Enhancement factor and kinetics of CO2 capture by MEA-methanol hybrid solvents

Although many studies have been done towards the solubility, enhancement factor and kinetic of the reaction between CO2 and various alkanolamines, the reaction media are limited to aqueous solutions. This research focuses on study above characteristics of monoethanolamine (MEA)-methanol hybrid solvent. The objective of this research is to understand how the methanol mixed into MEA solution can enhance the CO2 absorption. Three solvents used in this study are MEA aqueous solution, MEA in water-methanol 1:1 by volume, and MEA in methanol. The solubility of studied solvents was compared by Henry’s constant of pure solvent. The Kirkwood-Buff formalism was used to derive the Henry’s constant of CO2 in water-methanol mixture. The bench-scale of CO2 absorption in DX structuring column was carried out to evaluate the enhancement factor based on the film theory model. Based on zwitterions mechanism, reaction rate constant of the deprotonation step in MEA aqueous solution is the highest followed by MEA in methanol-water and MEA in methanol respectively, while the reaction rate constant of the formation step is in the reversed order. First order of reaction with respect to carbon dioxide is found for every representative solvent. The order of reaction respect to MEA ranges from 1.19 to 1.67 depending on the ratio of methanol in the solution.

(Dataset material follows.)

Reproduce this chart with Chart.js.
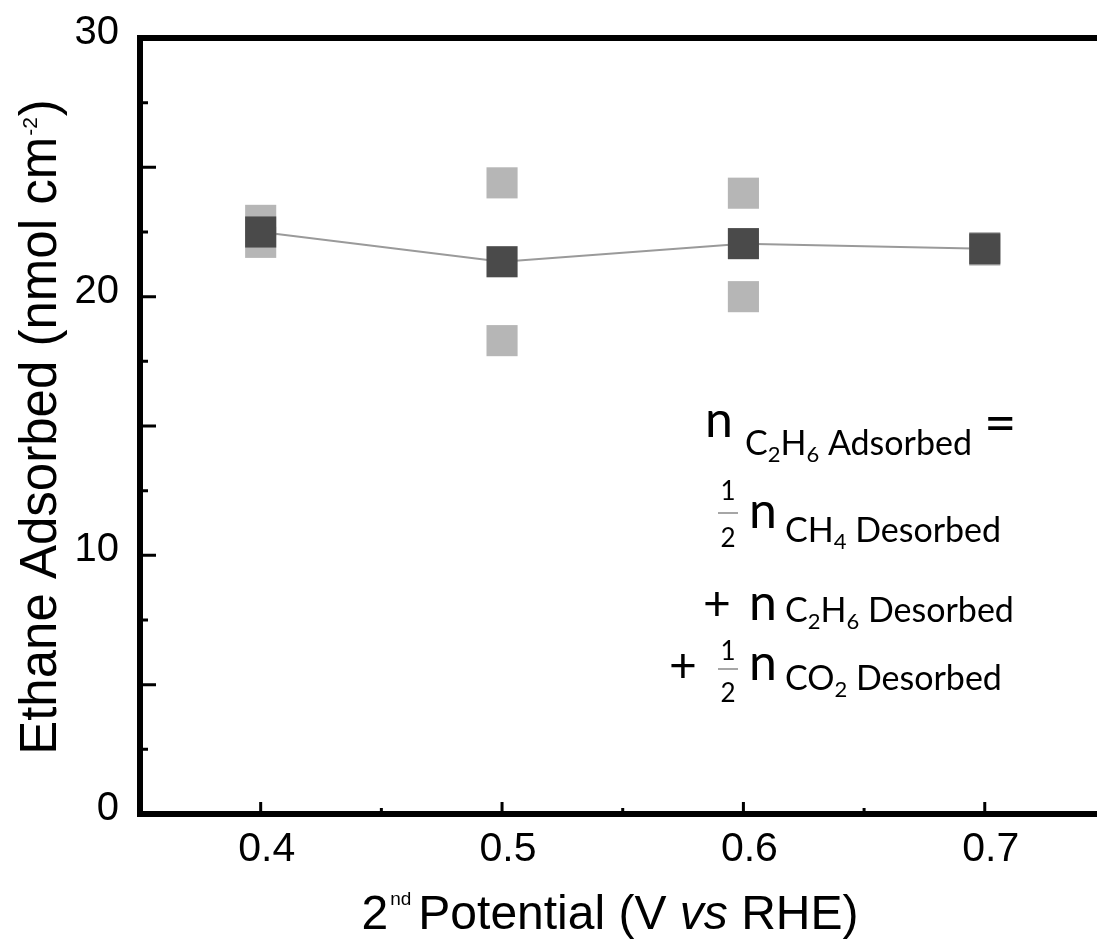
<!DOCTYPE html>
<html>
<head>
<meta charset="utf-8">
<script src="https://cdn.jsdelivr.net/npm/chart.js@4.4.1/dist/chart.umd.min.js"></script>
<style>
  html, body { margin: 0; padding: 0; background: #ffffff; }
  #wrap { width: 1097px; height: 942px; position: relative; }
</style>
</head>
<body>
<div id="wrap"><canvas id="c" width="1097" height="942"></canvas></div>
<script>
// ---------------- data ----------------
const potentials   = [0.4, 0.5, 0.6, 0.7];          // 2nd potential (V vs RHE)
const meanAdsorbed = [22.5, 21.35, 22.05, 21.85];   // mean ethane adsorbed (nmol cm-2)
const replicateA   = [22.95, 24.4, 24.0, 21.9];     // individual runs
const replicateB   = [22.1, 18.3, 20.0, 21.8];

const xTickValues = [0.4, 0.5, 0.6, 0.7];
const xTickLabels = ['0.4', '0.5', '0.6', '0.7'];
const xMinorTicks = [0.45, 0.55, 0.65];
const yTickValues = [0, 10, 20, 30];
const yTickLabels = ['0', '10', '20', '30'];
const yMajorTicks = [5, 10, 15, 20, 25];
const yMinorTicks = [2.5, 7.5, 12.5, 17.5, 22.5, 27.5];
const xRange = [0.35, 0.7465];
const yRange = [0, 30];

// ---------------- helpers ----------------
const SANS = '"Liberation Sans", Arial, sans-serif';
const EQ = 'Lato, "Open Sans", sans-serif';

function runsWidth(ctx, runs) {
  let w = 0;
  for (const r of runs) {
    ctx.font = (r.style || '') + ' ' + r.size + 'px ' + r.family;
    w += ctx.measureText(r.text).width + (r.dx || 0);
  }
  return w;
}
function drawRuns(ctx, x, baseline, runs) {
  for (const r of runs) {
    ctx.font = (r.style || '') + ' ' + r.size + 'px ' + r.family;
    x += (r.dx || 0);
    ctx.fillText(r.text, x, baseline + (r.dy || 0));
    x += ctx.measureText(r.text).width;
  }
  return x;
}
function fraction(ctx, cx, topBase, botBase, barY) {
  ctx.font = '26px ' + EQ;
  ctx.textAlign = 'center';
  ctx.fillText('1', cx, topBase);
  ctx.fillText('2', cx, botBase);
  ctx.textAlign = 'left';
  ctx.save();
  ctx.strokeStyle = '#888';
  ctx.lineWidth = 1.5;
  ctx.beginPath();
  ctx.moveTo(cx - 10, barY);
  ctx.lineTo(cx + 10, barY);
  ctx.stroke();
  ctx.restore();
}

const decor = {
  id: 'decor',
  afterDraw(chart) {
    const ctx = chart.ctx;
    const a = chart.chartArea;
    const xs = chart.scales.x, ys = chart.scales.y;
    ctx.save();
    // frame: top, left, bottom
    ctx.strokeStyle = '#000';
    ctx.lineWidth = 6;
    ctx.lineJoin = 'miter';
    ctx.beginPath();
    ctx.moveTo(a.right + 5, a.top);
    ctx.lineTo(a.left, a.top);
    ctx.lineTo(a.left, a.bottom);
    ctx.lineTo(a.right + 5, a.bottom);
    ctx.stroke();
    // inward tick marks
    ctx.lineWidth = 3;
    ctx.beginPath();
    for (const v of yMajorTicks) { const p = ys.getPixelForValue(v); ctx.moveTo(a.left, p); ctx.lineTo(a.left + 16, p); }
    for (const v of yMinorTicks) { const p = ys.getPixelForValue(v); ctx.moveTo(a.left, p); ctx.lineTo(a.left + 8, p); }
    for (const v of xTickValues) { const p = xs.getPixelForValue(v); ctx.moveTo(p, a.bottom); ctx.lineTo(p, a.bottom - 12); }
    for (const v of xMinorTicks) { const p = xs.getPixelForValue(v); ctx.moveTo(p, a.bottom); ctx.lineTo(p, a.bottom - 6); }
    ctx.stroke();

    ctx.fillStyle = '#000';
    ctx.textBaseline = 'alphabetic';
    ctx.textAlign = 'left';

    // x axis title
    const xRuns = [
      { text: '2', size: 48, family: SANS },
      { text: 'nd', size: 19, family: SANS, dy: -24, dx: 2 },
      { text: 'Potential (V ', size: 48, family: SANS, dx: 7 },
      { text: 'vs', size: 48, family: SANS, style: 'italic' },
      { text: ' RHE)', size: 48, family: SANS }
    ];
    const xw = runsWidth(ctx, xRuns);
    drawRuns(ctx, 610 - xw / 2, 929, xRuns);

    // y axis title (rotated)
    const yRuns = [
      { text: 'Ethane Adsorbed (nmol cm', size: 51, family: SANS },
      { text: '-2', size: 21, family: SANS, dy: -19, dx: 1 },
      { text: ')', size: 51, family: SANS, dx: 1 }
    ];
    const yw = runsWidth(ctx, yRuns);
    ctx.save();
    ctx.translate(38, 427);
    ctx.rotate(-Math.PI / 2);
    drawRuns(ctx, -yw / 2, 18, yRuns);
    ctx.restore();

    // equation annotation
    const sub = (t) => ({ text: t, size: 34, family: EQ });
    const idx = (t) => ({ text: t, size: 22, family: EQ, dy: 7 });
    const nn = { text: 'n', size: 50, family: EQ };
    // line 1
    drawRuns(ctx, 705, 437, [nn]);
    drawRuns(ctx, 745, 455, [sub('C'), idx('2'), sub('H'), idx('6'), sub(' Adsorbed')]);
    drawRuns(ctx, 984, 442, [{ text: '=', size: 56, family: EQ }]);
    // line 2
    fraction(ctx, 728, 500, 547, 513);
    drawRuns(ctx, 749, 528, [nn]);
    drawRuns(ctx, 785, 542, [sub('CH'), idx('4'), sub(' Desorbed')]);
    // line 3
    drawRuns(ctx, 703, 620, [{ text: '+', size: 48, family: EQ }]);
    drawRuns(ctx, 749, 620, [nn]);
    drawRuns(ctx, 785, 622, [sub('C'), idx('2'), sub('H'), idx('6'), sub(' Desorbed')]);
    // line 4
    drawRuns(ctx, 669, 682, [{ text: '+', size: 48, family: EQ }]);
    fraction(ctx, 728, 660, 702, 669);
    drawRuns(ctx, 749, 680, [nn]);
    drawRuns(ctx, 785, 690, [sub('CO'), idx('2'), sub(' Desorbed')]);

    ctx.restore();
  }
};

const toPts = (ys) => potentials.map((x, i) => ({ x: x, y: ys[i] }));

new Chart(document.getElementById('c'), {
  type: 'scatter',
  data: {
    datasets: [
      {
        label: 'Mean',
        data: toPts(meanAdsorbed),
        showLine: true,
        borderColor: '#9a9a9a',
        borderWidth: 2,
        pointStyle: 'rect',
        pointRadius: 22,
        pointHoverRadius: 22,
        pointBackgroundColor: '#4a4a4a',
        pointBorderWidth: 0
      },
      {
        label: 'Runs',
        data: toPts(replicateA).concat(toPts(replicateB)),
        showLine: false,
        pointStyle: 'rect',
        pointRadius: 22,
        pointHoverRadius: 22,
        pointBackgroundColor: '#b6b6b6',
        pointBorderWidth: 0
      }
    ]
  },
  options: {
    responsive: false,
    animation: false,
    devicePixelRatio: 1,
    layout: { autoPadding: false, padding: { top: 38, right: 0, left: 0, bottom: 0 } },
    plugins: { legend: { display: false }, tooltip: { enabled: false } },
    scales: {
      x: {
        type: 'linear',
        min: xRange[0],
        max: xRange[1],
        afterBuildTicks: (s) => { s.ticks = xTickValues.map(v => ({ value: v })); },
        afterFit: (s) => { s.height = 942 - 814; s.paddingLeft = 0; s.paddingRight = 0; },
        grid: { display: false, drawTicks: false },
        border: { display: false },
        ticks: {
          autoSkip: false, maxRotation: 0, padding: 11, labelOffset: 6,
          color: '#000',
          font: { family: SANS, size: 41 },
          callback: (v) => xTickLabels[xTickValues.indexOf(v)]
        }
      },
      y: {
        type: 'linear',
        min: yRange[0],
        max: yRange[1],
        afterBuildTicks: (s) => { s.ticks = yTickValues.map(v => ({ value: v })); },
        afterFit: (s) => { s.width = 140; s.paddingTop = 0; s.paddingBottom = 0; },
        grid: { display: false, drawTicks: false },
        border: { display: false },
        ticks: {
          padding: 21, labelOffset: -5,
          color: '#000',
          font: { family: SANS, size: 40 },
          callback: (v) => yTickLabels[yTickValues.indexOf(v)]
        }
      }
    }
  },
  plugins: [decor]
});
</script>
</body>
</html>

The reaction order is increased in the order of water, methanol-water and methanol. The result showed that higher performance of CO2 absorption by MEA-methanol hybrid solvent is not because of improvement of kinetic reaction. On the contrary, methanol mixed in to MEA solution reduces the kinetic rate in the deprotronation step and cause the reduction of enhancement factor. It is because of the methanol mixed into MEA hybrid solvent enhances the diffusivity and solubility characteristics of the solvent that increase the CO2 absorption rate.